FORECASTS & TRENDS E-LETTER

September 17, 2002

1.  Iraq Agrees To Inspectors, No Surprise.

2.  US Rejects Offer & Presses Ahead.

3.  Will Newfound Coalition Hold Up?

4.  Bush To Wield The "Ugly Stick".

5.  Iraq May Already Have Nukes.

6.  Implications For The Markets.

Iraq Agrees To Weapons Inspectors -- Why Is Anyone Surprised??

Wars always have significant effects on the investment markets, especially wars in the oil-rich Middle East.  For that reason, we need to pay keen attention to developments on the Iraqi front, especially given the latest news from Saddam Hussein.

On Monday, we were told that Iraq would allow UN weapons inspectors back in without conditions.  Was anyone surprised by this?  They shouldn't have been!  Saddam realized over the last week that President Bush is dead serious about attacking Iraq, and that support for such an attack is building around the world.  Even the Saudis agreed to allow the US to use its air bases for an attack on Iraq if the UN produces such a resolution, which is looking pretty likely in the wake of Bush's powerful UN address last week.

So, why should anyone have been surprised that Saddam made the latest move?  Clearly, he is buying time.  It buys him time to continue to develop weapons of mass destruction and nukes.  In addition, buying time puts off any potential military action until after the winter over there. 

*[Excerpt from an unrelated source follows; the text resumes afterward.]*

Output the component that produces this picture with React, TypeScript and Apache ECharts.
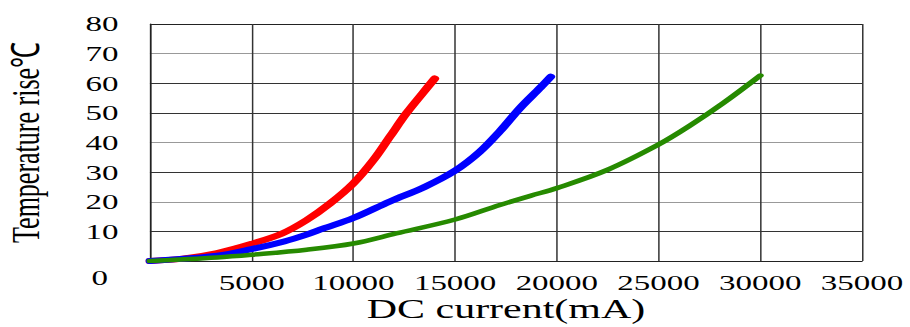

Iraq's latest position is likely to gain support from neighboring Arab countries, including those such as Saudi Arabia who had opposed military action until the last few days.   Finally, this action also increases the chances of a watered-down UN resolution, or no resolution at all.

[LATE NOTE:  This issue of Forecasts & Trends E-Letter was finished shortly after noon today.  As I hit the "send" button, there are new reports that there ARE, in fact, conditions on Iraq's offer to allow inspectors back in.  No one should be surprised by this!]

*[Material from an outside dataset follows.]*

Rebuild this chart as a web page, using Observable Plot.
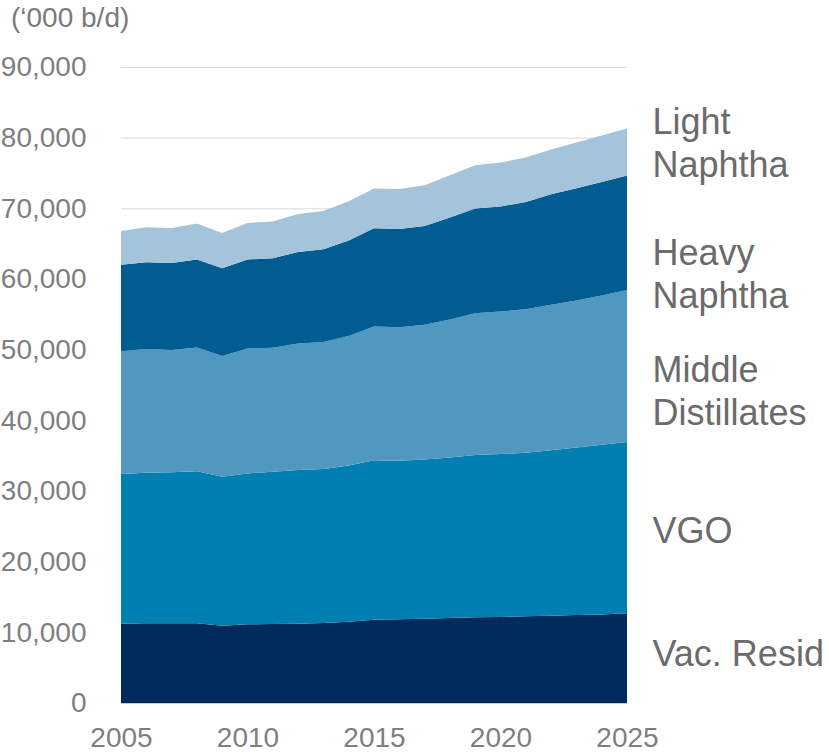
<!DOCTYPE html>
<html>
<head>
<meta charset="utf-8">
<script src="https://cdn.jsdelivr.net/npm/d3@7"></script>
<script src="https://cdn.jsdelivr.net/npm/@observablehq/plot@0.6"></script>
<style>
  html, body { margin: 0; padding: 0; background: #ffffff; }
  #wrap { position: relative; width: 829px; height: 753px; overflow: hidden; }
  #title { position: absolute; left: 11px; top: 2px; font: 28px "Liberation Sans", Arial, sans-serif; color: #7a7a7a; white-space: nowrap; line-height: 32px; }
</style>
</head>
<body>
<div id="wrap">
  <div id="chart"></div>
  <div id="title">(‘000 b/d)</div>
</div>
<script>
const years = [2005, 2006, 2007, 2008, 2009, 2010, 2011, 2012, 2013, 2014, 2015, 2016, 2017, 2018, 2019, 2020, 2021, 2022, 2023, 2024, 2025];
const seriesNames = ["Vac. Resid", "VGO", "Middle Distillates", "Heavy Naphtha", "Light Naphtha"];
const vacResid = [11220, 11270, 11270, 11270, 10940, 11130, 11180, 11220, 11320, 11500, 11790, 11840, 11930, 12020, 12120, 12160, 12260, 12350, 12450, 12540, 12690];
const vgo = [21170, 21300, 21400, 21540, 21070, 21360, 21540, 21740, 21780, 22120, 22560, 22430, 22540, 22730, 22960, 23060, 23140, 23430, 23720, 23990, 24230];
const middleDistillates = [17400, 17540, 17300, 17500, 17110, 17680, 17540, 17920, 18000, 18330, 18930, 18910, 19040, 19520, 20080, 20180, 20330, 20560, 20790, 21140, 21540];
const heavyNaphtha = [12210, 12270, 12310, 12450, 12410, 12590, 12680, 12950, 13110, 13490, 13910, 13910, 14000, 14430, 14810, 14850, 15180, 15660, 15880, 16060, 16180];
const lightNaphtha = [4800, 4950, 4950, 5090, 4990, 5180, 5190, 5380, 5420, 5560, 5630, 5650, 5760, 5980, 6130, 6230, 6270, 6320, 6470, 6570, 6650];
const colors = ["#002b5c", "#007fb0", "#5098c0", "#005c91", "#a3c4da"];
const yTicks = [0, 10000, 20000, 30000, 40000, 50000, 60000, 70000, 80000, 90000];
const xTicks = [2005, 2010, 2015, 2020, 2025];
const labelTexts = ["Light\nNaphtha", "Heavy\nNaphtha", "Middle\nDistillates", "VGO", "Vac. Resid"];
const labelValues = [79500, 61000, 44400, 24600, 7200];

const seriesValues = [vacResid, vgo, middleDistillates, heavyNaphtha, lightNaphtha];
const rows = [];
seriesNames.forEach((name, i) => {
  years.forEach((yr, j) => rows.push({series: name, year: yr, value: seriesValues[i][j]}));
});
const labels = labelTexts.map((t, i) => ({text: t, y: labelValues[i], x: 2025}));

const chart = Plot.plot({
  width: 829,
  height: 753,
  marginTop: 67,
  marginBottom: 50,
  marginLeft: 121,
  marginRight: 202,
  style: {fontFamily: '"Liberation Sans", Arial, sans-serif', fontSize: "28px", color: "#7f7f7f", background: "#ffffff", overflow: "visible"},
  x: {domain: [2005, 2025], ticks: xTicks, tickFormat: d => String(d), tickSize: 0, tickPadding: 24, label: null},
  y: {domain: [0, 90000], ticks: yTicks, tickFormat: d3.format(","), tickSize: 0, tickPadding: 35, label: null},
  color: {domain: seriesNames, range: colors},
  marks: [
    Plot.ruleY(yTicks.filter(d => d > 0), {stroke: "#d9d9d9", strokeWidth: 1}),
    Plot.areaY(rows, {x: "year", y: "value", fill: "series", order: seriesNames}),
    Plot.ruleY([0], {stroke: "#c5ccd6", strokeWidth: 1}),
    Plot.text(labels, {x: "x", y: "y", text: "text", dx: 25, textAnchor: "start", lineAnchor: "middle", fontSize: 36, lineHeight: 1.2, fill: "#6b6b6b"})
  ]
});
document.getElementById("chart").appendChild(chart);
</script>
</body>
</html>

Hussein Does The Democrats A Big Favor

In one sense, Saddam has inserted himself as a "relief pitcher" for the Democrats.  The Dems very much want any military action against Iraq to happen AFTER the November elections.  Allowing inspectors in should assure that nothing militarily will happen until after the elections.

As political consultant Dick Morris argued in his latest NY Post article (see link below in SPECIAL ARTICLES), the Democrats shot themselves in the foot recently by requiring Bush to "make his case" for regime change and military action in Iraq.  Public opinion in favor of the war is soaring.  This is not good for the Democrats.  Hussein obviously would prefer to have Democrats in charge rather than Republicans, so he has played his cards in an attempt to get the US political discussion away from the war and back to domestic issues prior to the November elections.

Bush Administration Rejects Iraq's Offer

The Bush administration immediately rejected the Iraqi offer, saying, "This is not a matter of inspections. It is about disarmament of Iraq's weapons of mass destruction and the Iraqi regime's compliance with all other Security Council resolutions. This is a tactical step by Iraq in hopes of avoiding strong U.N. Security Council action. As such, it is a tactic that will fail."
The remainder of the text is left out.